* **What is required**: Leave out every picture, then transcribe the rest of the listing exactly.

* **Collected data**:
--------------------------------------------------

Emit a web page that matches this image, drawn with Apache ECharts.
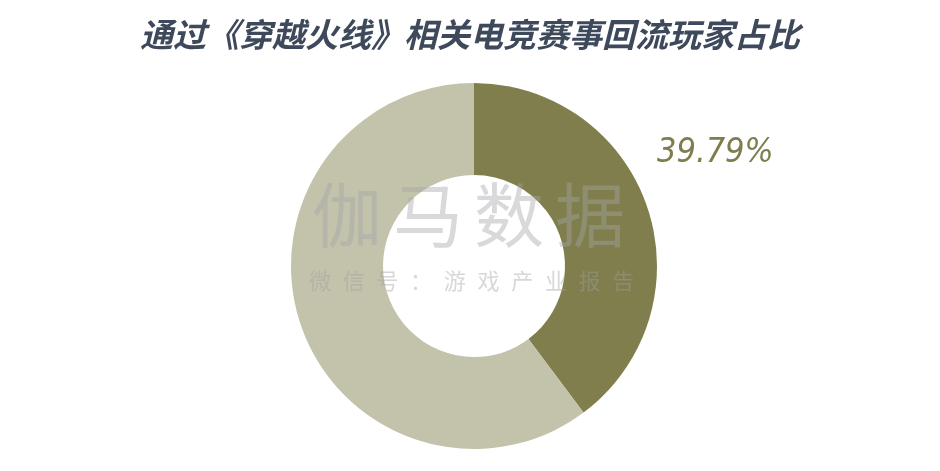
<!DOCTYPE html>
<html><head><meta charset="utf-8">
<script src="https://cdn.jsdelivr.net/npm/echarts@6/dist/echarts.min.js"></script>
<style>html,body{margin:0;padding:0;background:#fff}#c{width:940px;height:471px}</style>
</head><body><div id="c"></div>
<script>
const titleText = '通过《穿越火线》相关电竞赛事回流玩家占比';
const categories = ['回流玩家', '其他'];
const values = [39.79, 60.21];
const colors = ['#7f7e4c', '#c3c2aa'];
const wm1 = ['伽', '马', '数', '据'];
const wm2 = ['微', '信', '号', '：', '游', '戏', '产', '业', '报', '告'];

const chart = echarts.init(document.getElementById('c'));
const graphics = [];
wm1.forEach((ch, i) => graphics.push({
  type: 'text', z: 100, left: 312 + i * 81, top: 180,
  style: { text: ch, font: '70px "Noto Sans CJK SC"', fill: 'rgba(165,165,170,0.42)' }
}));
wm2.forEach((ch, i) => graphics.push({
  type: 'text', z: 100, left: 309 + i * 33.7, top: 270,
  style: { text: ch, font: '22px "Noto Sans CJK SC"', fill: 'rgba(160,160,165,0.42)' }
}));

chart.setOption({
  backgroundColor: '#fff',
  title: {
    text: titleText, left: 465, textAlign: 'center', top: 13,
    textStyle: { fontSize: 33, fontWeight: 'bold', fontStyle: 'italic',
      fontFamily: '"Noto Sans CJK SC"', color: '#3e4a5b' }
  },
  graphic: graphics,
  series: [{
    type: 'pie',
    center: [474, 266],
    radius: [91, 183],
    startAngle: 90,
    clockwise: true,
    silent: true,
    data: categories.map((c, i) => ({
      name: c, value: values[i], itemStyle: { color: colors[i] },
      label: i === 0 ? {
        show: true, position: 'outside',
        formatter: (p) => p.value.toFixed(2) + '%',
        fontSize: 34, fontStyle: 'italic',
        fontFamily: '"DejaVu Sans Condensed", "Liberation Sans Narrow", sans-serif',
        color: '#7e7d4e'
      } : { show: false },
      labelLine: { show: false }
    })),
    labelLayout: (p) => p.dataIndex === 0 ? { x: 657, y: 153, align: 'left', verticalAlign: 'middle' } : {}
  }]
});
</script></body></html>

--------------------------------------------------

* **Final result**:
Emit a web page that matches this image, drawn with Apache ECharts.
<!DOCTYPE html>
<html><head><meta charset="utf-8">
<script src="https://cdn.jsdelivr.net/npm/echarts@6/dist/echarts.min.js"></script>
<style>html,body{margin:0;padding:0;background:#fff}#c{width:940px;height:471px}</style>
</head><body><div id="c"></div>
<script>
const titleText = '通过《穿越火线》相关电竞赛事回流玩家占比';
const categories = ['回流玩家', '其他'];
const values = [39.79, 60.21];
const colors = ['#7f7e4c', '#c3c2aa'];
const wm1 = ['伽', '马', '数', '据'];
const wm2 = ['微', '信', '号', '：', '游', '戏', '产', '业', '报', '告'];

const chart = echarts.init(document.getElementById('c'));
const graphics = [];
wm1.forEach((ch, i) => graphics.push({
  type: 'text', z: 100, left: 312 + i * 81, top: 180,
  style: { text: ch, font: '70px "Noto Sans CJK SC"', fill: 'rgba(165,165,170,0.42)' }
}));
wm2.forEach((ch, i) => graphics.push({
  type: 'text', z: 100, left: 309 + i * 33.7, top: 270,
  style: { text: ch, font: '22px "Noto Sans CJK SC"', fill: 'rgba(160,160,165,0.42)' }
}));

chart.setOption({
  backgroundColor: '#fff',
  title: {
    text: titleText, left: 465, textAlign: 'center', top: 13,
    textStyle: { fontSize: 33, fontWeight: 'bold', fontStyle: 'italic',
      fontFamily: '"Noto Sans CJK SC"', color: '#3e4a5b' }
  },
  graphic: graphics,
  series: [{
    type: 'pie',
    center: [474, 266],
    radius: [91, 183],
    startAngle: 90,
    clockwise: true,
    silent: true,
    data: categories.map((c, i) => ({
      name: c, value: values[i], itemStyle: { color: colors[i] },
      label: i === 0 ? {
        show: true, position: 'outside',
        formatter: (p) => p.value.toFixed(2) + '%',
        fontSize: 34, fontStyle: 'italic',
        fontFamily: '"DejaVu Sans Condensed", "Liberation Sans Narrow", sans-serif',
        color: '#7e7d4e'
      } : { show: false },
      labelLine: { show: false }
    })),
    labelLayout: (p) => p.dataIndex === 0 ? { x: 657, y: 153, align: 'left', verticalAlign: 'middle' } : {}
  }]
});
</script></body></html>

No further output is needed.